Beyond these unregistered and problematic activities, the APB case was aggravated further by the fact that APB had marketed investment products to thousands of retail clients. While marketing activities by independent financial advisors (including registered investment advisors) without securities licenses may have occurred on a limited basis in the past and not attracted much notice, the APB case has forced the Japanese regulators to address these types of programs.

As a result of the APB case, the Japanese regulators have placed increased scrutiny on unregistered solicitations and sales, both with respect to the issuers of the foreign financial products involved and on the distributors of these products. The Japanese regulators are also taking a much more proactive approach towards ex-Japan participants who deal with Japanese investors. For offshore issuers, even if not intending to offer its products in Japan, it should be noted that if there are greater than 50 Japan offerees, and there is some organized offering program, the issuer can be deemed to have conducted an illegal public offering in Japan. Simply claiming that the issuer was approached outside of Japan by Japanese investors is unlikely to be accepted by Japanese regulators when there are thousands of Japanese retail investors involved.
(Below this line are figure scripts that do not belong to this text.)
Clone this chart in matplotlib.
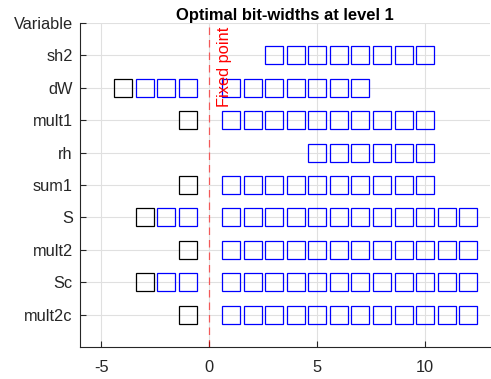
import numpy as np
import matplotlib.pyplot as plt

plt.rcParams['font.family'] = ['Liberation Sans', 'DejaVu Sans']
plt.rcParams['axes.unicode_minus'] = False

# variables from bottom to top, with the range of bit positions each one uses
variables = ['mult2c', 'Sc', 'mult2', 'S', 'sum1', 'rh', 'mult1', 'dW', 'sh2']
msb = [-1, -3, -1, -3, -1, 5, -1, -4, 3]
lsb = [12, 12, 12, 12, 10, 10, 10, 7, 10]
signed = [True, True, True, True, True, False, True, True, False]

fig = plt.figure(figsize=(4.91, 3.79), dpi=100)
ax = fig.add_axes([0.1625, 0.0844, 0.8355, 0.855])

axis_col = '#262626'
for i, name in enumerate(variables):
    y = i + 1
    pos = np.array([p for p in range(msb[i], lsb[i] + 1) if p != 0])
    cols = ['blue'] * len(pos)
    if signed[i]:
        cols[0] = 'black'
    for p, c in zip(pos, cols):
        ax.plot(p, y, 's', ms=12.6, mfc='none', mec=c, mew=0.9)

ax.axvline(0, color='red', alpha=0.6, lw=0.9, ls=(0, (6, 4)))
ax.text(0.68, 9.87, 'Fixed point', rotation=90, color='red', fontsize=11.8,
        ha='center', va='top')

ax.set_xlim(-6, 13)
ax.set_ylim(0, 10)
ax.set_xticks([-5, 0, 5, 10])
ax.set_yticks(range(1, 11))
ax.set_yticklabels(variables + ['Variable'])
ax.grid(True, color='#e0e0e0', lw=0.8)
ax.set_axisbelow(True)
ax.spines['top'].set_visible(False)
ax.spines['right'].set_visible(False)
for s in ['left', 'bottom']:
    ax.spines[s].set_color(axis_col)
    ax.spines[s].set_linewidth(0.8)
ax.tick_params(direction='in', length=4, colors=axis_col, labelsize=11.8,
               width=0.8)
ax.tick_params(axis='x', pad=9)
ax.tick_params(axis='y', pad=5)
ax.set_title('Optimal bit-widths at level 1', fontsize=11.9, fontweight='bold',
             pad=1)

fig.savefig('out.png', dpi=100)
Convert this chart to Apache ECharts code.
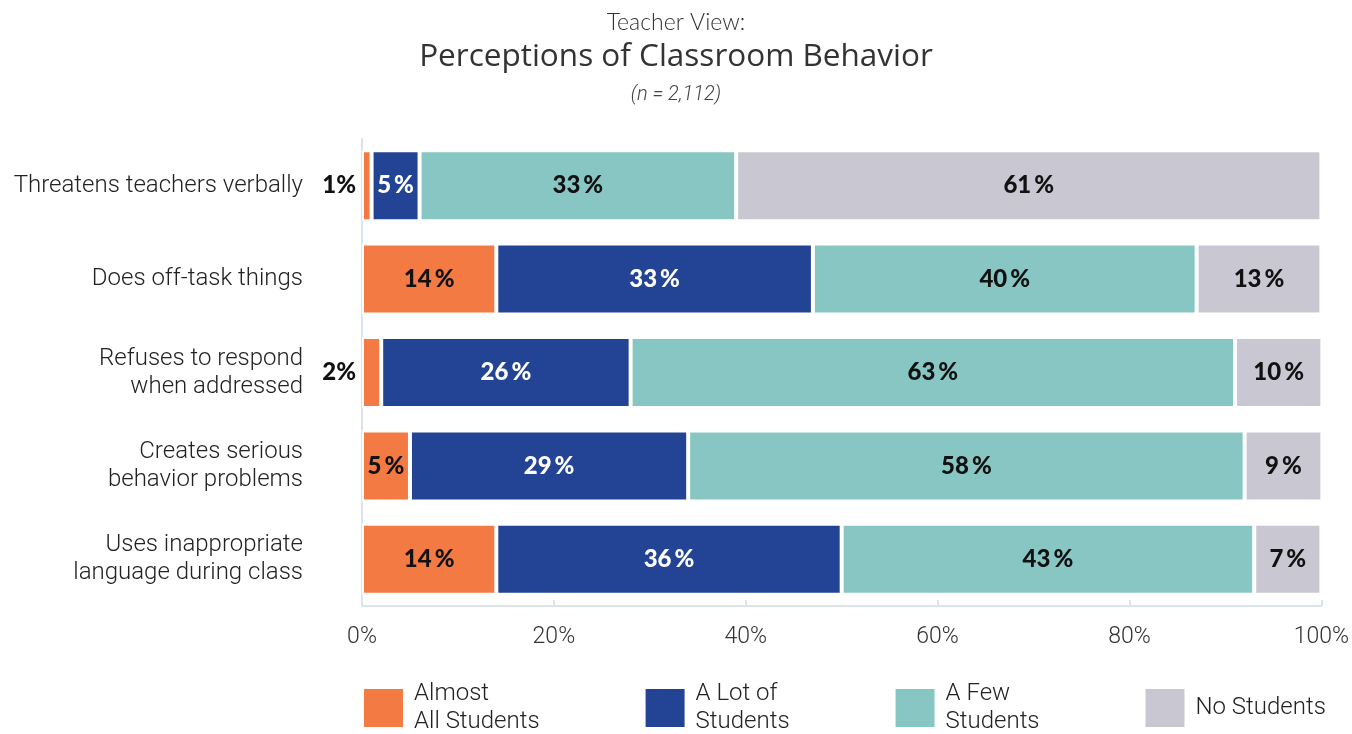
<!DOCTYPE html>
<html>
<head>
<meta charset="utf-8">
<script src="https://cdn.jsdelivr.net/npm/echarts@6/dist/echarts.min.js"></script>
<style>
  html, body { margin: 0; padding: 0; background: #fff; }
  #chart { width: 1352px; height: 734px; }
</style>
</head>
<body>
<div id="chart"></div>
<script>
// behaviours, top to bottom
const behaviors = [
  'Threatens teachers verbally',
  'Does off-task things',
  'Refuses to respond\nwhen addressed',
  'Creates serious\nbehavior problems',
  'Uses inappropriate\nlanguage during class'
]

const groups = ['Almost All Students', 'A Lot of Students', 'A Few Students', 'No Students']
const legendLabels = ['Almost\nAll Students', 'A Lot of\nStudents', 'A Few\nStudents', 'No Students']

// percent of teachers per behaviour
const almostAll = [1, 14, 2, 5, 14]
const aLotOf = [5, 33, 26, 29, 36]
const aFew = [33, 40, 63, 58, 43]
const noStudents = [61, 13, 10, 9, 7]

const xTicks = [0, 20, 40, 60, 80, 100]

const colors = ['#F47A43', '#234394', '#88C6C4', '#C9C8D2']
const labelColors = ['#111', '#fff', '#111', '#111']
const values = [almostAll, aLotOf, aFew, noStudents]

const chart = echarts.init(document.getElementById('chart'))

const series = groups.map((name, i) => ({
  name: name,
  type: 'bar',
  stack: 'total',
  barWidth: 71,
  itemStyle: { color: colors[i], borderColor: '#fff', borderWidth: 2 },
  label: {
    show: true,
    position: 'inside',
    formatter: '{c}\u2009%',
    color: labelColors[i],
    fontFamily: 'Lato',
    fontWeight: 900,
    fontSize: 24
  },
  // tiny values get their label outside, left of the axis
  data: values[i].map(v => v < 3
    ? { value: v, label: { position: 'left', distance: 6, color: '#111', formatter: '{c}%' } }
    : v)
}))

chart.setOption({
  animation: false,
  title: [
    {
      text: 'Teacher View:',
      left: 'center',
      top: 6,
      textStyle: { fontFamily: 'Lato', fontWeight: 300, fontSize: 23, color: '#333' }
    },
    {
      text: 'Perceptions of Classroom Behavior',
      left: 'center',
      top: 36,
      textStyle: { fontFamily: 'Open Sans', fontWeight: 'normal', fontSize: 31.5, color: '#333' }
    },
    {
      text: '(n = 2,112)',
      left: 'center',
      top: 80,
      textStyle: { fontFamily: 'Roboto', fontStyle: 'italic', fontWeight: 300, fontSize: 20, color: '#444' }
    }
  ],
  legend: {
    data: groups,
    left: 362,
    top: 680,
    padding: 0,
    itemWidth: 41,
    itemHeight: 40,
    itemGap: 104,
    icon: 'rect',
    formatter: name => legendLabels[groups.indexOf(name)],
    textStyle: { fontFamily: 'Roboto', fontWeight: 300, fontSize: 24, lineHeight: 28, color: '#222', padding: [0, 0, 0, 5] }
  },
  grid: { left: 362, right: 29, top: 139, height: 467 },
  xAxis: {
    type: 'value',
    min: 0,
    max: 100,
    interval: 20,
    axisLine: { show: true, lineStyle: { color: '#DCE3F0', width: 2 } },
    axisTick: { show: true, inside: true, length: 6, lineStyle: { color: '#DCE3F0', width: 2 } },
    splitLine: { show: false },
    axisLabel: {
      margin: 20,
      fontFamily: 'Roboto',
      fontWeight: 300,
      fontSize: 23,
      color: '#333',
      formatter: v => xTicks.includes(v) ? v + '%' : ''
    }
  },
  yAxis: {
    type: 'category',
    inverse: true,
    data: behaviors,
    axisLine: { show: true, lineStyle: { color: '#DCE3F0', width: 2 } },
    axisTick: { show: false },
    axisLabel: {
      margin: 59,
      fontFamily: 'Roboto',
      fontWeight: 300,
      fontSize: 24,
      lineHeight: 28,
      padding: [0, 0, 7, 0],
      color: '#222',
      align: 'right'
    }
  },
  series: series
})

window.addEventListener('resize', () => {
  chart.resize()
})
</script>
</body>
</html>
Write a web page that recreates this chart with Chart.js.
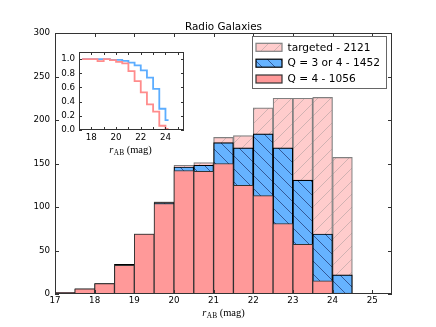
<!DOCTYPE html>
<html>
<head>
<meta charset="utf-8">
<script src="https://cdn.jsdelivr.net/npm/chart.js@4.4.1/dist/chart.umd.min.js"></script>
<style>
  html, body { margin: 0; padding: 0; background: #fff; }
  #wrap { position: relative; width: 436px; height: 327px; }
  #wrap canvas { position: absolute; left: 0; top: 0; }
</style>
</head>
<body>
<div id="wrap">
  <canvas id="main" width="436" height="327"></canvas>
  <canvas id="inset" width="436" height="327"></canvas>
</div>
<script>
// bins of 0.5 mag, given by their centres
const binCenters = [17.25, 17.75, 18.25, 18.75, 19.25, 19.75, 20.25, 20.75, 21.25, 21.75, 22.25, 22.75, 23.25, 23.75, 24.25];

// counts per bin
const targeted = [2, 6, 12, 34, 69, 106, 148, 151, 180, 182, 214, 225, 225, 226, 157];
const q34      = [2, 6, 12, 34, 69, 105, 146, 148, 174, 168, 184, 168, 131, 69, 22];
const q4       = [2, 6, 12, 33, 69, 104, 142, 141, 150, 125, 113, 81, 57, 15, 1];

// fraction per bin (inset)
const fracQ34 = [1.0, 1.0, 1.0, 1.0, 1.0, 0.99, 0.99, 0.975, 0.95, 0.91, 0.84, 0.74, 0.58, 0.30, 0.14];
const fracQ4  = [1.0, 1.0, 1.0, 0.97, 1.0, 0.985, 0.96, 0.94, 0.83, 0.69, 0.53, 0.36, 0.26, 0.06, 0.015];

const legendLabels = ['targeted - 2121', 'Q = 3 or 4 - 1452', 'Q = 4 - 1056'];
const chartTitle = 'Radio Galaxies';

const xTicks = [17, 18, 19, 20, 21, 22, 23, 24, 25];
const yTicks = [0, 50, 100, 150, 200, 250, 300];
const insetXTicks = [17, 18, 19, 20, 21, 22, 23, 24, 25];
const insetYTicks = [0, 0.2, 0.4, 0.6, 0.8, 1.0];

const FAMILY = '"DejaVu Sans", sans-serif';
const SERIF = '"Liberation Serif", "DejaVu Serif", serif';

const PINK = '#ffcccc';
const BLUE = '#66b3ff';
const SALMON = '#ff9999';

function pts(vals) {
    return vals.map((v, i) => ({ x: binCenters[i], y: v }));
}

function hatch(ctx, bg, lineColor, dir) {
    const s = 13;
    const c = document.createElement('canvas');
    c.width = s; c.height = s;
    const g = c.getContext('2d');
    g.fillStyle = bg;
    g.fillRect(0, 0, s, s);
    g.strokeStyle = lineColor;
    g.lineWidth = 1;
    g.beginPath();
    for (const k of [-s, 0, s]) {
        if (dir === '/') { g.moveTo(k, s); g.lineTo(k + s, 0); }
        else { g.moveTo(k, 0); g.lineTo(k + s, s); }
    }
    g.stroke();
    return ctx.createPattern(c, 'repeat');
}

function drawRab(ctx, cx, base, size) {
    const fr = `italic ${size}px ${SERIF}`;
    const fs = `${size * 0.7}px ${SERIF}`;
    const ft = `${size}px ${SERIF}`;
    ctx.font = fr; const wr = ctx.measureText('r').width + 0.5;
    ctx.font = fs; const ws = ctx.measureText('AB').width;
    ctx.font = ft; const wt = ctx.measureText(' (mag)').width;
    let x = cx - (wr + ws + wt) / 2;
    ctx.fillStyle = '#000';
    ctx.textAlign = 'left';
    ctx.textBaseline = 'alphabetic';
    ctx.font = fr; ctx.fillText('r', x, base); x += wr;
    ctx.font = fs; ctx.fillText('AB', x, base + size * 0.2); x += ws;
    ctx.font = ft; ctx.fillText(' (mag)', x, base);
}

function line(ctx, x1, y1, x2, y2) {
    ctx.beginPath(); ctx.moveTo(x1, y1); ctx.lineTo(x2, y2); ctx.stroke();
}

function drawFrameAndTicks(chart, len, color) {
    const { ctx, chartArea: a, scales: { x, y } } = chart;
    ctx.save();
    ctx.strokeStyle = color;
    ctx.lineWidth = 1;
    x.ticks.forEach(t => {
        const px = Math.round(x.getPixelForValue(t.value)) + 0.5;
        line(ctx, px, a.bottom, px, a.bottom - len);
        line(ctx, px, a.top, px, a.top + len);
    });
    y.ticks.forEach(t => {
        const py = Math.round(y.getPixelForValue(t.value)) + 0.5;
        line(ctx, a.left, py, a.left + len, py);
        line(ctx, a.right, py, a.right - len, py);
    });
    ctx.strokeRect(Math.round(a.left) + 0.5, Math.round(a.top) + 0.5,
        Math.round(a.right - a.left) - 1, Math.round(a.bottom - a.top) - 1);
    ctx.restore();
}

const ctxMain = document.getElementById('main').getContext('2d');
const pinkHatch = hatch(ctxMain, PINK, 'rgba(140,140,140,0.4)', '/');
const blueHatch = hatch(ctxMain, BLUE, 'rgba(0,0,50,0.5)', '\\');

const mainDecor = {
    id: 'mainDecor',
    afterDraw(chart) {
        const { ctx, chartArea: a } = chart;
        drawFrameAndTicks(chart, 4, '#333');
        ctx.save();
        // title
        ctx.fillStyle = '#000';
        ctx.font = `10.4px ${FAMILY}`;
        ctx.textAlign = 'center';
        ctx.textBaseline = 'alphabetic';
        ctx.fillText(chartTitle, (a.left + a.right) / 2, 30);
        // x label
        drawRab(ctx, (a.left + a.right) / 2, 316, 10.5);
        // legend
        const bx = 252.5, by = 36.5, bw = 134, bh = 52;
        ctx.fillStyle = '#fff';
        ctx.fillRect(bx, by, bw, bh);
        ctx.strokeStyle = '#666';
        ctx.lineWidth = 1;
        ctx.strokeRect(bx, by, bw, bh);
        const rows = [47.3, 63.2, 79];
        const fills = [pinkHatch, blueHatch, SALMON];
        const edges = ['#808080', '#000', '#333'];
        rows.forEach((ry, i) => {
            ctx.fillStyle = fills[i];
            ctx.fillRect(256, ry - 4, 26, 8);
            ctx.strokeStyle = edges[i];
            ctx.lineWidth = 1.2;
            ctx.strokeRect(256, ry - 4, 26, 8);
            ctx.fillStyle = '#000';
            ctx.font = `10.6px ${FAMILY}`;
            ctx.textAlign = 'left';
            ctx.textBaseline = 'middle';
            ctx.fillText(legendLabels[i], 287.5, ry + 0.5);
        });
        ctx.restore();
    }
};

new Chart(ctxMain, {
    type: 'bar',
    data: {
        datasets: [
            { label: legendLabels[2], data: pts(q4), backgroundColor: SALMON, borderColor: '#333', borderWidth: 1 },
            { label: legendLabels[1], data: pts(q34), backgroundColor: blueHatch, borderColor: '#000', borderWidth: 1.2 },
            { label: legendLabels[0], data: pts(targeted), backgroundColor: pinkHatch, borderColor: '#808080', borderWidth: 1.2 }
        ]
    },
    options: {
        responsive: false,
        animation: false,
        devicePixelRatio: 1,
        layout: { padding: { left: 0, right: 44, top: 33, bottom: 0 } },
        datasets: {
            bar: { grouped: false, barPercentage: 1, categoryPercentage: 1, borderSkipped: false }
        },
        plugins: { legend: { display: false }, tooltip: { enabled: false } },
        scales: {
            x: {
                type: 'linear', min: 17, max: 25.5, offset: false,
                grid: { display: false, drawTicks: false },
                border: { display: false },
                afterBuildTicks: s => { s.ticks = xTicks.map(v => ({ value: v })); },
                afterFit: s => { s.height = 33; },
                ticks: { padding: 2, color: '#000', font: { family: FAMILY, size: 8.7 }, maxRotation: 0, autoSkip: false }
            },
            y: {
                min: 0, max: 300,
                grid: { display: false, drawTicks: false },
                border: { display: false },
                afterBuildTicks: s => { s.ticks = yTicks.map(v => ({ value: v })); },
                afterFit: s => { s.width = 55; },
                ticks: { padding: 5, color: '#000', font: { family: FAMILY, size: 8.7 } }
            }
        }
    },
    plugins: [mainDecor]
});

const insetDecor = {
    id: 'insetDecor',
    beforeDatasetsDraw(chart) {
        const { ctx, chartArea: a } = chart;
        ctx.save();
        ctx.fillStyle = '#fff';
        ctx.fillRect(a.left, a.top, a.right - a.left, a.bottom - a.top);
        ctx.restore();
    },
    afterDraw(chart) {
        const { ctx, chartArea: a } = chart;
        drawFrameAndTicks(chart, 3, '#333');
        ctx.save();
        drawRab(ctx, (a.left + a.right) / 2 - 1, 153, 10.5);
        ctx.restore();
    }
};

new Chart(document.getElementById('inset'), {
    type: 'line',
    data: {
        datasets: [
            { data: pts(fracQ4), borderColor: '#ff8c8c', borderWidth: 1.8, stepped: 'middle', pointRadius: 0, fill: false },
            { data: pts(fracQ34), borderColor: '#5cadff', borderWidth: 1.8, stepped: 'middle', pointRadius: 0, fill: false }
        ]
    },
    options: {
        responsive: false,
        animation: false,
        devicePixelRatio: 1,
        layout: { padding: { left: 49, right: 252, top: 52, bottom: 167 } },
        plugins: { legend: { display: false }, tooltip: { enabled: false } },
        scales: {
            x: {
                type: 'linear', min: 17, max: 25.5,
                grid: { display: false, drawTicks: false },
                border: { display: false },
                afterBuildTicks: s => { s.ticks = insetXTicks.map(v => ({ value: v })); },
                afterFit: s => { s.height = 30; },
                ticks: {
                    padding: 3, color: '#000', font: { family: FAMILY, size: 8.7 }, maxRotation: 0, autoSkip: false,
                    callback: v => (v % 2 === 0 ? String(v) : '')
                }
            },
            y: {
                min: 0, max: 1.1,
                grid: { display: false, drawTicks: false },
                border: { display: false },
                afterBuildTicks: s => { s.ticks = insetYTicks.map(v => ({ value: v })); },
                afterFit: s => { s.width = 30; },
                ticks: { padding: 4, color: '#000', font: { family: FAMILY, size: 8.7 }, callback: v => v.toFixed(1) }
            }
        }
    },
    plugins: [insetDecor]
});
</script>
</body>
</html>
We believe that APB is a particularly significant case, as it demonstrates that unregistered offering and solicitation activities will be sanctioned in Japan. Although there have been various schemes for participants in the past to fund raise in Japan without adequate registrations or registered distributors involved, with these recent cases, such actions run very significant supervisory and reputational risks. The SESC rejected the use of the investment advisor registration to provide support service to subscribe for offshore securities (i.e., it is an intermediation for securities distribution) and found that APB was marketing offshore securities interests requiring that APB possess a Type I or Type II Financial Instruments Business registration. So for market participants seeking to raise funds from investors in Japan, it is now clear that such participants need to either obtain a Type I or Type II registration themselves or engage a Type I or Type II registrant.

It should also be noted that the SESC is scrutinizing a number of non-traditional securities, such as savings products and insurance products. While the sale of insurance products is heavily regulated under Japanese insurance laws, recently various insurance-like products have also been coming under greater scrutiny. In particular, it should be noted that some products may be characterized as securities by the Japanese regulators, even though they may not be characterized as securities in their home jurisdictions. For market participants dealing in these types of products, if there are Japanese investors involved great care must be taken prior to any such issuances in Japan to ensure that the participants are not found to have engaged, albeit unintentionally, in an illegal securities offering in Japan.

The APB and MRI cases have demonstrated to the Japanese regulators the necessity of looking beyond Japan to ensure that Japanese investors are appropriately protected, and we expect this trend to continue. As such, we would recommend to institutions currently involved or considering involvement with Japanese market participants to examine closely their structures and ensure that their activities fall within the scope of permitted registered activities.